***** Material *****
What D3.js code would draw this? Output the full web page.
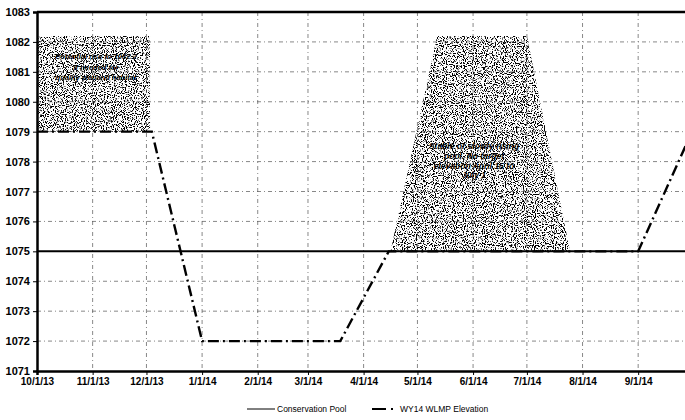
<!DOCTYPE html>
<html>
<head>
<meta charset="utf-8">
<script src="https://d3js.org/d3.v7.min.js"></script>
<style>
  body { margin: 0; background: #fff; }
  svg { display: block; font-family: "Liberation Sans", Arial, sans-serif; }
</style>
</head>
<body>
<svg width="685" height="420"></svg>
<script>
// chart data
const yTicks = [1071, 1072, 1073, 1074, 1075, 1076, 1077, 1078, 1079, 1080, 1081, 1082, 1083];
const monthDates = ["2013-10-01", "2013-11-01", "2013-12-01", "2014-01-01", "2014-02-01", "2014-03-01",
                    "2014-04-01", "2014-05-01", "2014-06-01", "2014-07-01", "2014-08-01", "2014-09-01"];
const monthLabels = ["10/1/13", "11/1/13", "12/1/13", "1/1/14", "2/1/14", "3/1/14",
                     "4/1/14", "5/1/14", "6/1/14", "7/1/14", "8/1/14", "9/1/14"];

const wlmpDates = ["2013-10-01", "2013-12-04", "2014-01-01", "2014-03-19", "2014-04-15", "2014-09-01", "2014-10-01"];
const wlmpElev  = [1079, 1079, 1072, 1072, 1075, 1075, 1079];

const poolDates = ["2013-10-01", "2014-10-01"];
const poolElev  = [1075, 1075];

// shaded zones
const wetlandDates = ["2013-10-01", "2013-10-01", "2013-12-03", "2013-12-03"];
const wetlandElev  = [1079, 1082.2, 1082.2, 1079];
const springDates  = ["2014-04-16", "2014-05-12", "2014-07-01", "2014-07-25"];
const springElev   = [1075, 1082.2, 1082.2, 1075];

const wetlandNote = ["Potential rise to 1082.2", "if needed for", "quality wetland habitat"];
const springNote  = ["Stable or slowly rising", "pool. No target", "elevation April 15 to", "July 1"];

const parse = d3.timeParse("%Y-%m-%d");
const zip = (ds, vs) => ds.map((d, i) => ({ date: parse(d), v: vs[i] }));

const svg = d3.select("svg");

const x = d3.scaleTime()
    .domain([parse("2013-10-01"), parse("2014-10-01")])
    .range([37, 692]);
const y = d3.scaleLinear()
    .domain([1071, 1083])
    .range([371, 12]);

// stipple texture for the shaded zones (scan look)
const defs = svg.append("defs");
const filt = defs.append("filter").attr("id", "stipple")
    .attr("x", 0).attr("y", 0).attr("width", 1).attr("height", 1);
filt.append("feTurbulence")
    .attr("type", "fractalNoise").attr("baseFrequency", 0.9)
    .attr("numOctaves", 1).attr("seed", 3).attr("result", "noise");
filt.append("feColorMatrix").attr("in", "noise").attr("type", "matrix")
    .attr("values", "0 0 0 0 0  0 0 0 0 0  0 0 0 0 0  13 0 0 0 -6.7")
    .attr("result", "dots");
filt.append("feComposite").attr("in", "dots").attr("in2", "SourceGraphic").attr("operator", "in");

const area = d3.line().x(d => x(d.date)).y(d => y(d.v));

svg.append("path")
    .datum(zip(wetlandDates, wetlandElev))
    .attr("d", d => area(d) + "Z")
    .attr("fill", "#222")
    .attr("filter", "url(#stipple)");

svg.append("path")
    .datum(zip(springDates, springElev))
    .attr("d", d => area(d) + "Z")
    .attr("fill", "#222")
    .attr("filter", "url(#stipple)");

// gridlines
const grid = svg.append("g")
    .attr("stroke", "#555")
    .attr("stroke-width", 0.7)
    .attr("stroke-dasharray", "4,3,1,3");

grid.selectAll(".hg")
    .data(yTicks.filter(v => v !== 1071 && v !== 1083 && v !== 1075))
    .enter().append("line")
    .attr("x1", x.range()[0]).attr("x2", x.range()[1])
    .attr("y1", d => y(d)).attr("y2", d => y(d));

grid.selectAll(".vg")
    .data(monthDates.slice(1).map(parse))
    .enter().append("line")
    .attr("x1", d => x(d)).attr("x2", d => x(d))
    .attr("y1", y(1083)).attr("y2", y(1071));

// notes inside shaded zones
svg.append("g")
    .selectAll("text")
    .data(wetlandNote)
    .enter().append("text")
    .attr("x", 96)
    .attr("y", (d, i) => 59 + i * 10.5)
    .attr("text-anchor", "middle")
    .attr("font-size", 7.5)
    .attr("font-weight", "bold")
    .attr("font-style", "italic")
    .attr("fill", "#000")
    .text(d => d);

svg.append("g")
    .selectAll("text")
    .data(springNote)
    .enter().append("text")
    .attr("x", 474)
    .attr("y", (d, i) => 149 + i * 9.8)
    .attr("text-anchor", "middle")
    .attr("font-size", 8.5)
    .attr("font-weight", "bold")
    .attr("font-style", "italic")
    .attr("fill", "#000")
    .text(d => d);

// conservation pool
const line = d3.line().x(d => x(d.date)).y(d => y(d.v));
svg.append("path")
    .datum(zip(poolDates, poolElev))
    .attr("d", line)
    .attr("fill", "none")
    .attr("stroke", "#000")
    .attr("stroke-width", 2);

// WY14 WLMP elevation
svg.append("path")
    .datum(zip(wlmpDates, wlmpElev))
    .attr("d", line)
    .attr("fill", "none")
    .attr("stroke", "#000")
    .attr("stroke-width", 2.4)
    .attr("stroke-dasharray", "11,4,2,4");

// frame top
svg.append("line")
    .attr("x1", x.range()[0]).attr("x2", x.range()[1])
    .attr("y1", y(1083)).attr("y2", y(1083))
    .attr("stroke", "#000").attr("stroke-width", 2.5);

// axes
const yAxis = svg.append("g")
    .attr("transform", `translate(${x.range()[0]},0)`)
    .call(d3.axisLeft(y).tickValues(yTicks).tickFormat(d3.format("d")).tickSize(4).tickPadding(3));
yAxis.select(".domain").attr("stroke-width", 2.5);
yAxis.selectAll("text").attr("font-size", 11).attr("font-weight", "bold").attr("fill", "#000")
    .attr("font-family", "Liberation Sans, Arial, sans-serif");

const xAxis = svg.append("g")
    .attr("transform", `translate(0,${y(1071)})`)
    .call(d3.axisBottom(x).tickValues(monthDates.map(parse))
        .tickFormat((d, i) => monthLabels[i]).tickSize(4).tickPadding(3));
xAxis.select(".domain").attr("stroke-width", 2.5);
xAxis.selectAll("text").attr("font-size", 10).attr("font-weight", "bold").attr("fill", "#000")
    .attr("font-family", "Liberation Sans, Arial, sans-serif");

// legend
const lg = svg.append("g").attr("font-size", 8.5).attr("fill", "#000");
lg.append("line").attr("x1", 247).attr("x2", 275).attr("y1", 409).attr("y2", 409)
    .attr("stroke", "#000").attr("stroke-width", 1);
lg.append("text").attr("x", 277).attr("y", 412).text("Conservation Pool");
lg.append("line").attr("x1", 372).attr("x2", 394).attr("y1", 409).attr("y2", 409)
    .attr("stroke", "#000").attr("stroke-width", 2)
    .attr("stroke-dasharray", "14,5,2,5");
lg.append("text").attr("x", 400).attr("y", 412).text("WY14 WLMP Elevation");
</script>
</body>
</html>
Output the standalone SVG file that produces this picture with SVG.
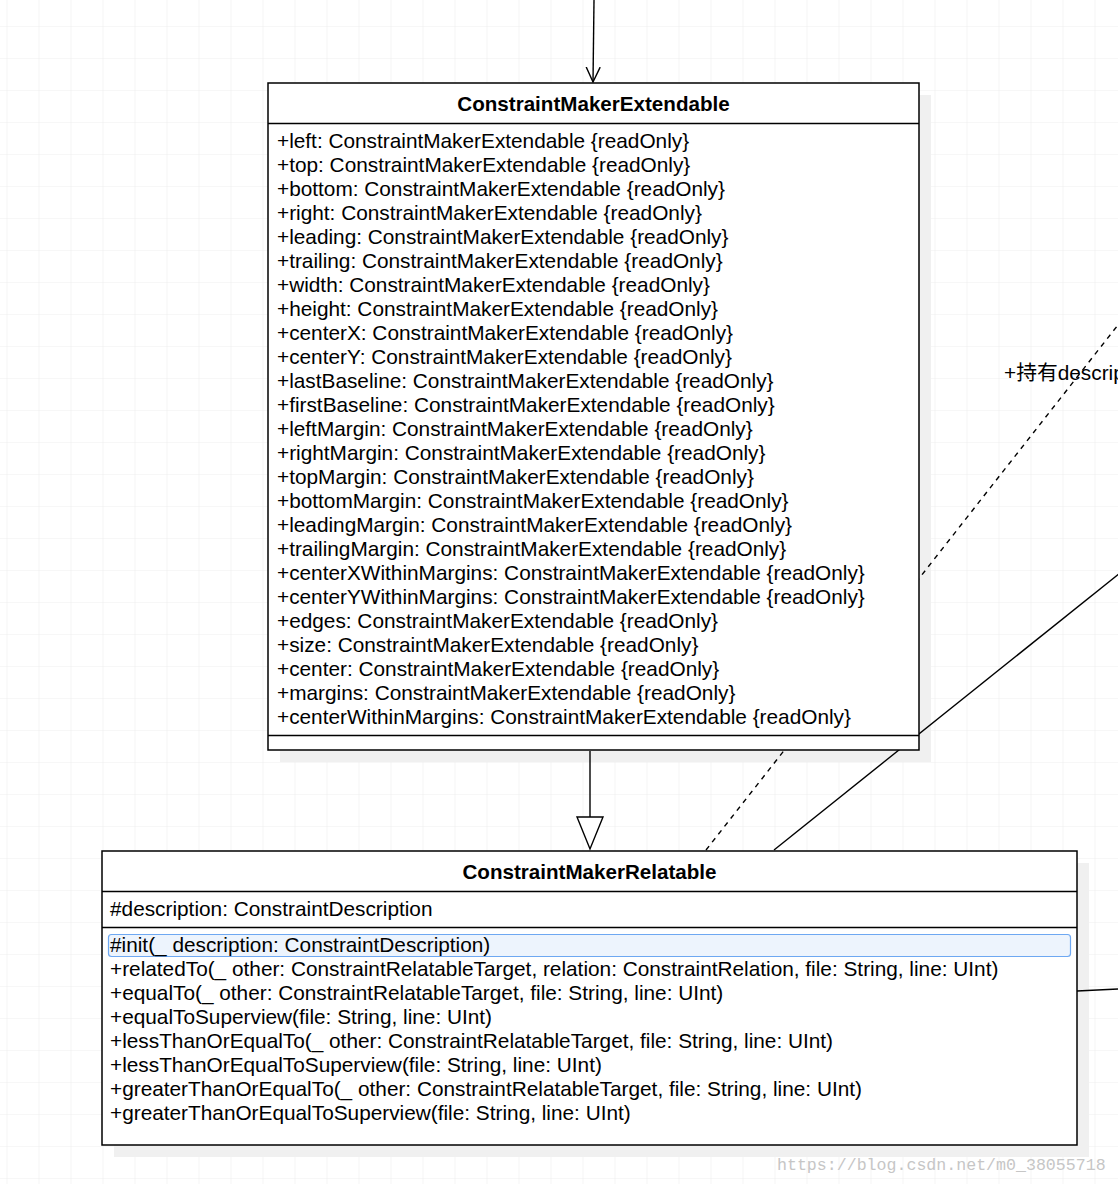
*****
Leave out the pictures and print each record exactly as it stands.

## The solution
What D3.js code would draw this? Output the full web page.
<!DOCTYPE html>
<html>
<head>
<meta charset="utf-8">
<script src="https://d3js.org/d3.v7.min.js"></script>
<style>
  body { margin: 0; background: #fff; }
  svg { display: block; font-family: "Liberation Sans", Arial, sans-serif; }
</style>
</head>
<body>
<svg width="685" height="420"></svg>
<script>
// chart data
const yTicks = [1071, 1072, 1073, 1074, 1075, 1076, 1077, 1078, 1079, 1080, 1081, 1082, 1083];
const monthDates = ["2013-10-01", "2013-11-01", "2013-12-01", "2014-01-01", "2014-02-01", "2014-03-01",
                    "2014-04-01", "2014-05-01", "2014-06-01", "2014-07-01", "2014-08-01", "2014-09-01"];
const monthLabels = ["10/1/13", "11/1/13", "12/1/13", "1/1/14", "2/1/14", "3/1/14",
                     "4/1/14", "5/1/14", "6/1/14", "7/1/14", "8/1/14", "9/1/14"];

const wlmpDates = ["2013-10-01", "2013-12-04", "2014-01-01", "2014-03-19", "2014-04-15", "2014-09-01", "2014-10-01"];
const wlmpElev  = [1079, 1079, 1072, 1072, 1075, 1075, 1079];

const poolDates = ["2013-10-01", "2014-10-01"];
const poolElev  = [1075, 1075];

// shaded zones
const wetlandDates = ["2013-10-01", "2013-10-01", "2013-12-03", "2013-12-03"];
const wetlandElev  = [1079, 1082.2, 1082.2, 1079];
const springDates  = ["2014-04-16", "2014-05-12", "2014-07-01", "2014-07-25"];
const springElev   = [1075, 1082.2, 1082.2, 1075];

const wetlandNote = ["Potential rise to 1082.2", "if needed for", "quality wetland habitat"];
const springNote  = ["Stable or slowly rising", "pool. No target", "elevation April 15 to", "July 1"];

const parse = d3.timeParse("%Y-%m-%d");
const zip = (ds, vs) => ds.map((d, i) => ({ date: parse(d), v: vs[i] }));

const svg = d3.select("svg");

const x = d3.scaleTime()
    .domain([parse("2013-10-01"), parse("2014-10-01")])
    .range([37, 692]);
const y = d3.scaleLinear()
    .domain([1071, 1083])
    .range([371, 12]);

// stipple texture for the shaded zones (scan look)
const defs = svg.append("defs");
const filt = defs.append("filter").attr("id", "stipple")
    .attr("x", 0).attr("y", 0).attr("width", 1).attr("height", 1);
filt.append("feTurbulence")
    .attr("type", "fractalNoise").attr("baseFrequency", 0.9)
    .attr("numOctaves", 1).attr("seed", 3).attr("result", "noise");
filt.append("feColorMatrix").attr("in", "noise").attr("type", "matrix")
    .attr("values", "0 0 0 0 0  0 0 0 0 0  0 0 0 0 0  13 0 0 0 -6.7")
    .attr("result", "dots");
filt.append("feComposite").attr("in", "dots").attr("in2", "SourceGraphic").attr("operator", "in");

const area = d3.line().x(d => x(d.date)).y(d => y(d.v));

svg.append("path")
    .datum(zip(wetlandDates, wetlandElev))
    .attr("d", d => area(d) + "Z")
    .attr("fill", "#222")
    .attr("filter", "url(#stipple)");

svg.append("path")
    .datum(zip(springDates, springElev))
    .attr("d", d => area(d) + "Z")
    .attr("fill", "#222")
    .attr("filter", "url(#stipple)");

// gridlines
const grid = svg.append("g")
    .attr("stroke", "#555")
    .attr("stroke-width", 0.7)
    .attr("stroke-dasharray", "4,3,1,3");

grid.selectAll(".hg")
    .data(yTicks.filter(v => v !== 1071 && v !== 1083 && v !== 1075))
    .enter().append("line")
    .attr("x1", x.range()[0]).attr("x2", x.range()[1])
    .attr("y1", d => y(d)).attr("y2", d => y(d));

grid.selectAll(".vg")
    .data(monthDates.slice(1).map(parse))
    .enter().append("line")
    .attr("x1", d => x(d)).attr("x2", d => x(d))
    .attr("y1", y(1083)).attr("y2", y(1071));

// notes inside shaded zones
svg.append("g")
    .selectAll("text")
    .data(wetlandNote)
    .enter().append("text")
    .attr("x", 96)
    .attr("y", (d, i) => 59 + i * 10.5)
    .attr("text-anchor", "middle")
    .attr("font-size", 7.5)
    .attr("font-weight", "bold")
    .attr("font-style", "italic")
    .attr("fill", "#000")
    .text(d => d);

svg.append("g")
    .selectAll("text")
    .data(springNote)
    .enter().append("text")
    .attr("x", 474)
    .attr("y", (d, i) => 149 + i * 9.8)
    .attr("text-anchor", "middle")
    .attr("font-size", 8.5)
    .attr("font-weight", "bold")
    .attr("font-style", "italic")
    .attr("fill", "#000")
    .text(d => d);

// conservation pool
const line = d3.line().x(d => x(d.date)).y(d => y(d.v));
svg.append("path")
    .datum(zip(poolDates, poolElev))
    .attr("d", line)
    .attr("fill", "none")
    .attr("stroke", "#000")
    .attr("stroke-width", 2);

// WY14 WLMP elevation
svg.append("path")
    .datum(zip(wlmpDates, wlmpElev))
    .attr("d", line)
    .attr("fill", "none")
    .attr("stroke", "#000")
    .attr("stroke-width", 2.4)
    .attr("stroke-dasharray", "11,4,2,4");

// frame top
svg.append("line")
    .attr("x1", x.range()[0]).attr("x2", x.range()[1])
    .attr("y1", y(1083)).attr("y2", y(1083))
    .attr("stroke", "#000").attr("stroke-width", 2.5);

// axes
const yAxis = svg.append("g")
    .attr("transform", `translate(${x.range()[0]},0)`)
    .call(d3.axisLeft(y).tickValues(yTicks).tickFormat(d3.format("d")).tickSize(4).tickPadding(3));
yAxis.select(".domain").attr("stroke-width", 2.5);
yAxis.selectAll("text").attr("font-size", 11).attr("font-weight", "bold").attr("fill", "#000")
    .attr("font-family", "Liberation Sans, Arial, sans-serif");

const xAxis = svg.append("g")
    .attr("transform", `translate(0,${y(1071)})`)
    .call(d3.axisBottom(x).tickValues(monthDates.map(parse))
        .tickFormat((d, i) => monthLabels[i]).tickSize(4).tickPadding(3));
xAxis.select(".domain").attr("stroke-width", 2.5);
xAxis.selectAll("text").attr("font-size", 10).attr("font-weight", "bold").attr("fill", "#000")
    .attr("font-family", "Liberation Sans, Arial, sans-serif");

// legend
const lg = svg.append("g").attr("font-size", 8.5).attr("fill", "#000");
lg.append("line").attr("x1", 247).attr("x2", 275).attr("y1", 409).attr("y2", 409)
    .attr("stroke", "#000").attr("stroke-width", 1);
lg.append("text").attr("x", 277).attr("y", 412).text("Conservation Pool");
lg.append("line").attr("x1", 372).attr("x2", 394).attr("y1", 409).attr("y2", 409)
    .attr("stroke", "#000").attr("stroke-width", 2)
    .attr("stroke-dasharray", "14,5,2,5");
lg.append("text").attr("x", 400).attr("y", 412).text("WY14 WLMP Elevation");
</script>
</body>
</html>
Output the standalone SVG file that produces this picture with SVG.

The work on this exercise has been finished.